Third time was certainly the charm in the United Auto Workers quest to organize Volkswagen’s 4,300-worker facility in Chattanooga, Tennessee. The union won the election, held from April 17-19, by a massive margin—73% of voting workers approved membership.

Volkswagen issued a brief statement late Friday, thanking workers for participating in the vote, noting the strong turnout with 83.5% of employees casting ballots. Unofficial totals from the union show 2,628 yes votes and only 985 nos.

That’s a massive change from the last time VW workers voted in 2019 when anti-union forces won a much tighter race. This was the third union vote at VW Chattanooga. Workers also rejected joining the UAW a decade ago, but again by a narrow margin.

“This election is big,” Kelcey Smith, a worker in the paint department at Volkswagen, said in a statement released by the union. “People in high places told us good things can’t happen here in Chattanooga. They told us this isn’t the time to stand up, this isn’t the place. But we did stand up and we won. This is the time; this is the place. Southern workers are ready to stand up and win a better life.” 

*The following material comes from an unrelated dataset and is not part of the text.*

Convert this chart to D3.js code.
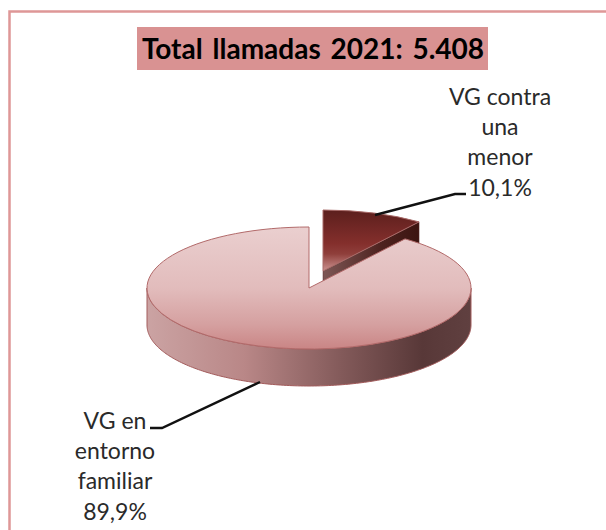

The VW win is a massive milestone for the union—its first successful organization of a plant outside of Ford, General Motors or Stellantis, despite decades of failed attempts at Volkswagen, Toyota and Nissan plants.

Labor experts had predicted that the union would launch a major organization/recruiting effort after last year’s highly successful strikes against Detroit’s automakers; strikes that produced the most lucrative pay and benefits that workers for the companies have seen in decades.

In November, Stephen Silvia, labor relations professor at American University in Washington and author of The UAW’s Southern Gamble: Organizing Workers at Foreign-Owned Vehicle Plants, said in an interview with IndustryWeek  that those big contracts with Ford, GM and Stellantis would be “Exhibit A” for recruiting.

“They got something that really shows, ‘Here’s what a union and a group of organized workers can accomplish,’” Silvia said. The UAW “can now point to sizable compensation gains that management would not otherwise have granted.”

Posters produced by the union included photos of Ford, GM and Stellantis workers holding up plaques showing how much they’d earned in UAW-negotiated profit sharing, for example.

In the wake of those big contracts in Detroit, Toyota raised wages in Kentucky and Alabama, but its rates there are still below the UAW wage. UAW President Shawn Fain has been clear that he’s gunning for every company that makes cars in the U.S.

The union’s next test is next month at Mercedes’ plant in Alabama. Unlike at Volkswagen, where the UAW had several close calls, it hasn’t held an election with Mercedes workers having never collected enough signature cards to call for a vote in the past. In filing for next month’s election near Tuscaloosa, UAW officials say more than half of Mercedes’ workers have signed cards requesting to join.